FOR IMMEDIATE RELEASE
March 17, 2008

Springfield, Ill. - A former consultant for Curry Ready Mix and Builders’ Supply, Inc., Gerald Lippold, of Carlinville, Illinois, was sentenced today to serve four months home confinement followed by a term of probation, and was ordered to pay a fine of $100,000 for illegally dumping boron-contaminated water into protected waters. U.S. District Judge Jeanne E. Scott ordered that the first four months of Lippold’s 18 months term of probation be served under home confinement.

Judge Scott previously ordered Curry Office Supply, Inc., a subsidiary of Curry Ready Mix and Builders’ Supply, Inc., to pay a fine of $50,000 and serve three years probation for negligent discharge of boron-contaminated water to streams which flow into the Sangamon River. The company pled guilty in January 2007 to discharging water containing boron into tributaries of the Sangamon River without a National Pollutant Discharge Elimination System permit.

In March and April 2001, Curry accepted and used approximately 35,000 tons of coal power plant combustion byproducts (fly ash and bottom ash waste) to fill a large excavation at 3600 North Dirksen Parkway, in Springfield.
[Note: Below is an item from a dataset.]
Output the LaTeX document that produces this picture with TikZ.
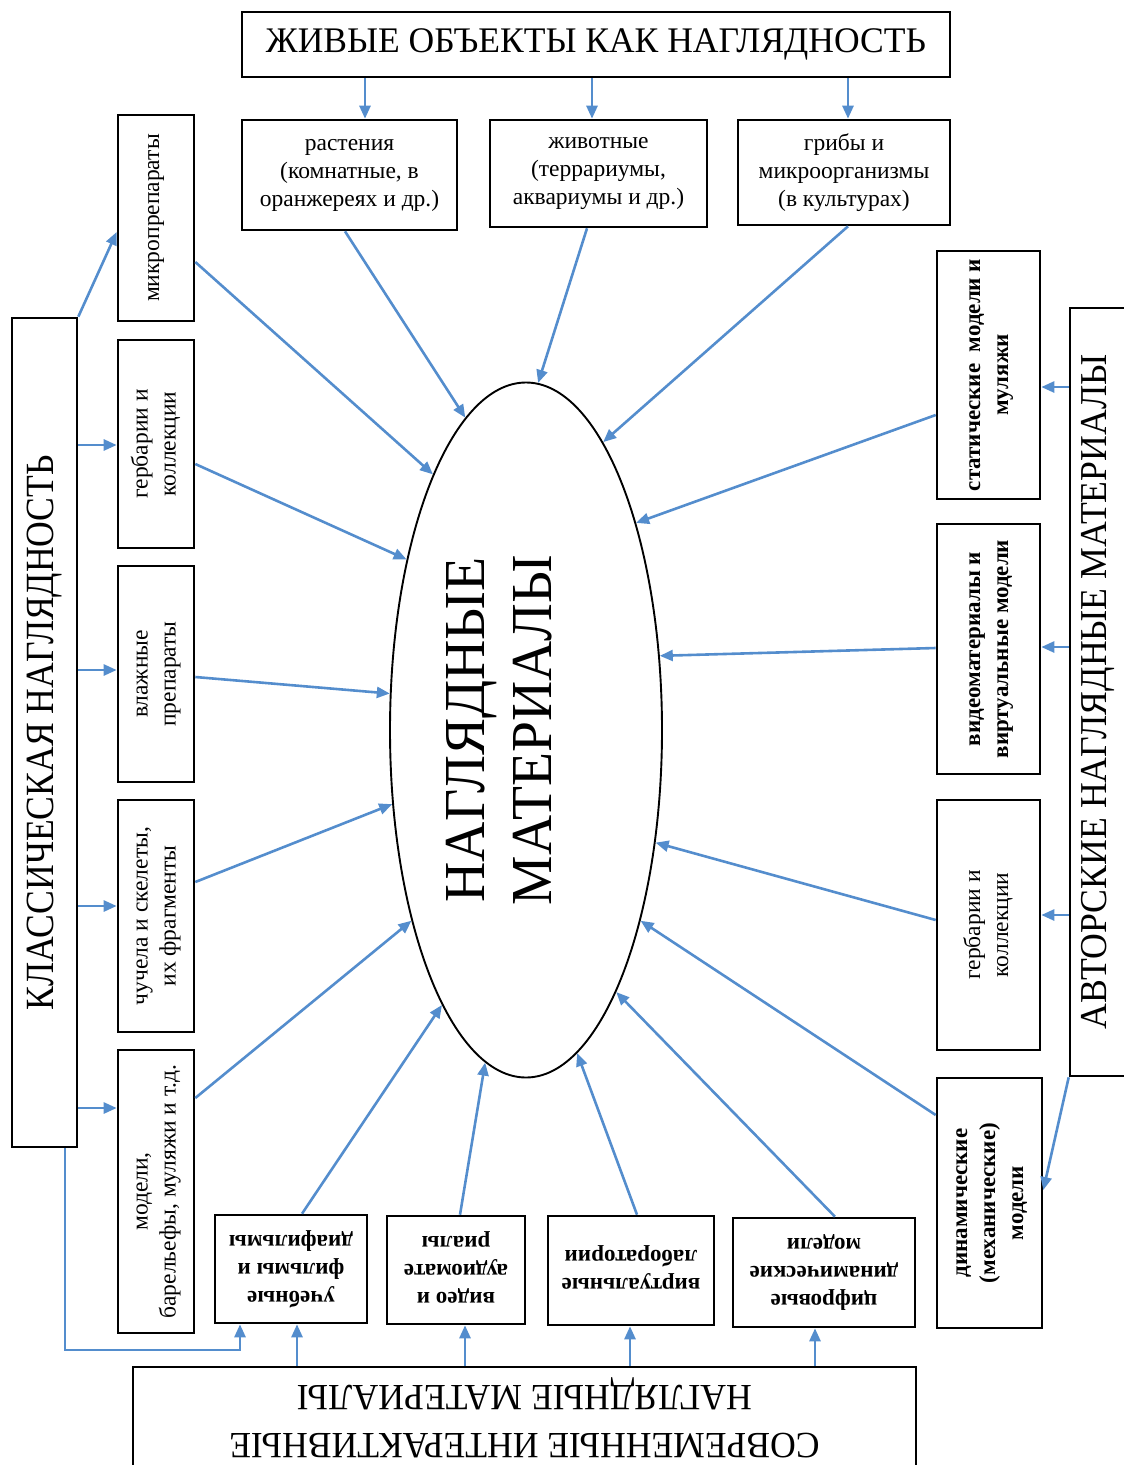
\documentclass[tikz,border=0pt]{standalone}
\usepackage{fontspec}
\setmainfont{Liberation Serif}
\usepackage{graphicx}
\usetikzlibrary{arrows.meta,shapes.geometric,calc}
\definecolor{arrblue}{RGB}{84,141,205}
\newcommand\hfit[2]{\resizebox{#1}{\height}{#2}}
\newcommand\tl[1]{\begin{tabular}{@{}c@{}}#1\end{tabular}}
\begin{document}
\begin{tikzpicture}[x=1pt,y=-1pt,
  box/.style={draw, line width=2.6pt, inner sep=0pt, align=center, font=\fontsize{23.5}{28}\selectfont},
  bbox/.style={box, font=\bfseries\fontsize{23}{28}\selectfont},
  arr/.style={draw=arrblue, line width=2.6pt, -{Triangle[length=13pt,width=11pt]}}]
\useasboundingbox (0,0) rectangle (1124,1465);
% top
\node[box, minimum width=708pt, minimum height=65pt, font=\fontsize{36}{40}\selectfont] (T) at (596,44.5) {\hfit{660pt}{ЖИВЫЕ ОБЪЕКТЫ КАК НАГЛЯДНОСТЬ}};
\node[box, minimum width=215pt, minimum height=110pt] (P) at (349.5,175) {растения\\(комнатные, в\\оранжереях и др.)};
\node[box, minimum width=217pt, minimum height=107pt] (An) at (598.5,173.5) {животные\\(террариумы,\\аквариумы и др.)};
\node[box, minimum width=212pt, minimum height=105pt] (F) at (844,172.5) {грибы и\\микроорганизмы\\(в культурах)};
% left
\node[box, minimum width=65pt, minimum height=829pt, font=\fontsize{40}{44}\selectfont] (L) at (44.5,732.5) {\rotatebox{90}{\hfit{555pt}{КЛАССИЧЕСКАЯ НАГЛЯДНОСТЬ}}};
\node[box, minimum width=76pt, minimum height=206pt] (B1) at (156,218) {\rotatebox{90}{микропрепараты}};
\node[box, minimum width=76pt, minimum height=208pt] (B2) at (156,444) {\rotatebox{90}{\tl{гербарии и\\коллекции}}};
\node[box, minimum width=76pt, minimum height=216pt] (B3) at (156,674) {\rotatebox{90}{\tl{влажные\\препараты}}};
\node[box, minimum width=76pt, minimum height=232pt] (B4) at (156,916) {\rotatebox{90}{\tl{чучела и скелеты,\\их фрагменты}}};
\node[box, minimum width=76pt, minimum height=283pt] (B5) at (156,1191.5) {\rotatebox{90}{\tl{модели,\\барельефы, муляжи и т.д.}}};
% right
\node[box, minimum width=56pt, minimum height=768pt, font=\fontsize{38}{42}\selectfont] (A) at (1098,692) {\rotatebox{90}{\hfit{675pt}{АВТОРСКИЕ НАГЛЯДНЫЕ МАТЕРИАЛЫ}}};
\node[bbox, minimum width=103pt, minimum height=248pt] (R1) at (988.5,375) {\rotatebox{90}{\tl{статические~~модели и\\муляжи}}};
\node[bbox, minimum width=103pt, minimum height=250pt] (R2) at (988.5,649) {\rotatebox{90}{\tl{видеоматериалы и\\виртуальные модели}}};
\node[box, minimum width=103pt, minimum height=250pt] (R3) at (988.5,925) {\rotatebox{90}{\tl{гербарии и\\коллекции}}};
\node[bbox, minimum width=105pt, minimum height=250pt] (R4) at (989.5,1203) {\rotatebox{90}{\tl{динамические\\(механические)\\модели}}};
% bottom
\node[bbox, minimum width=152pt, minimum height=108pt] (U) at (291,1269) {\rotatebox{180}{\tl{учебные\\фильмы и\\диафильмы}}};
\node[bbox, minimum width=138pt, minimum height=108pt] (V) at (456,1270) {\rotatebox{180}{\tl{видео и\\аудиомате\\риалы}}};
\node[bbox, minimum width=166pt, minimum height=109pt] (W) at (631,1270.5) {\rotatebox{180}{\tl{виртуальные\\лаборатории}}};
\node[bbox, minimum width=182pt, minimum height=109pt] (D) at (824,1272.5) {\rotatebox{180}{\tl{цифровые\\динамические\\модели}}};
\node[box, minimum width=783pt, minimum height=104pt, font=\fontsize{37}{48}\selectfont] (S) at (524.5,1419) {\rotatebox{180}{\tl{\hfit{590pt}{СОВРЕМЕННЫЕ ИНТЕРАКТИВНЫЕ}\\\hfit{455pt}{НАГЛЯДНЫЕ МАТЕРИАЛЫ}}}};
% centre
\node[draw, ellipse, line width=1.9pt, minimum width=272pt, minimum height=695pt, inner sep=0pt] (E) at (526,730) {};
\node[inner sep=0pt, font=\fontsize{58}{67}\selectfont] (Et) at (505,730) {\rotatebox{90}{\tl{\hfit{345pt}{НАГЛЯДНЫЕ}\\\hfit{350pt}{МАТЕРИАЛЫ}}}};
% helper levels
\coordinate (xa) at (365,0); \coordinate (xb) at (592,0); \coordinate (xc) at (848,0);
\coordinate (y2) at (0,445); \coordinate (y3) at (0,670); \coordinate (y4) at (0,906); \coordinate (y5) at (0,1108);
\coordinate (v0) at (65,0); \coordinate (h0) at (0,1350); \coordinate (v1) at (240,0);
\coordinate (xs1) at (297,0); \coordinate (xs2) at (465,0); \coordinate (xs3) at (630,0); \coordinate (xs4) at (815,0);
\coordinate (yr1) at (0,387); \coordinate (yr2) at (0,647); \coordinate (yr3) at (0,915);
% top arrows
\draw[arr] (T.south -| xa) -- (P.north -| xa);
\draw[arr] (T.south -| xb) -- (An.north -| xb);
\draw[arr] (T.south -| xc) -- (F.north -| xc);
% left arrows
\draw[arr] (L.north east) -- ([yshift=-14pt]B1.west);
\draw[arr] (L.east |- y2) -- (B2.west |- y2);
\draw[arr] (L.east |- y3) -- (B3.west |- y3);
\draw[arr] (L.east |- y4) -- (B4.west |- y4);
\draw[arr] (L.east |- y5) -- (B5.west |- y5);
\draw[arr] (L.south -| v0) -- (v0 |- h0) -- (v1 |- h0) -- (U.south -| v1);
% bottom arrows
\draw[arr] (S.north -| xs1) -- (U.south -| xs1);
\draw[arr] (S.north -| xs2) -- (V.south -| xs2);
\draw[arr] (S.north -| xs3) -- (W.south -| xs3);
\draw[arr] (S.north -| xs4) -- (D.south -| xs4);
% right arrows
\draw[arr] (A.west |- yr1) -- (R1.east |- yr1);
\draw[arr] (A.west |- yr2) -- (R2.east |- yr2);
\draw[arr] (A.west |- yr3) -- (R3.east |- yr3);
\draw[arr] (A.south west) -- ([yshift=13pt]R4.east);
% into ellipse
\draw[arr] ([yshift=-44pt]B1.east) -- (E.110.4);
\draw[arr] ([xshift=-4.5pt]P.south) -- (E.101.9);
\draw[arr] ([xshift=-11.5pt]An.south) -- (E.88.2);
\draw[arr] ([xshift=4pt]F.south) -- (E.75.1);
\draw[arr] ([yshift=-40pt]R1.west) -- (E.62.6);
\draw[arr] ([yshift=1pt]R2.west) -- (E.29.2);
\draw[arr] ([yshift=5pt]R3.west) -- (E.-41.8);
\draw[arr] ([yshift=88pt]R4.west) -- (E.-59.7);
\draw[arr] ([xshift=11pt]D.north) -- (E.-71.6);
\draw[arr] ([xshift=6pt]W.north) -- (E.-81.2);
\draw[arr] ([xshift=4pt]V.north) -- (E.263.9);
\draw[arr] ([xshift=11pt]U.north) -- (E.253.2);
\draw[arr] ([yshift=93.5pt]B5.east) -- (E.239.7);
\draw[arr] ([yshift=34pt]B4.east) -- (E.209.8);
\draw[arr] ([yshift=-3pt]B3.east) -- (E.165);
\draw[arr] ([yshift=-20pt]B2.east) -- (E.125);
\end{tikzpicture}
\end{document}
In April 2001, the Illinois Environmental Protection Agency told Curry to stop accepting the waste product, and at IEPA’s instruction, Curry agreed to remove the ash to a coal mine in Elkhart, Illinois. At Curry’s request, Lippold assumed responsibility for removal of the ash and was paid per load for its removal. Contrary to IEPA’s instruction, however, not all of the ash was removed and some remained buried at the site.

Rainwater began filling the large excavation and boron leached from the ash into water that had accumulated in the excavation. By 2003, approximately two million gallons of boron-contaminated water had accumulated at the Curry excavation. Beginning in February 2002 and continuing until the summer of 2003, Lippold, acting as an agent for Curry, assumed general responsibility for supervising the removal and disposal of the boron-contaminated water. Lippold and Curry were advised that the contaminated water could not be discharged into streams without a permit. However, beginning in March or April 2003, and continuing until June 2003, Lippold caused some of the boron-contaminated water to be discharged improperly by Curry’s employees into streams in the vicinity of the Curry facility without a permit.

Assistant U.S. Attorney Patrick J. Chesley and the investigative agents of the U.S. Environmental Protection Agency, the Illinois Environmental Protection Agency, and the Illinois State Police prosecuted the case.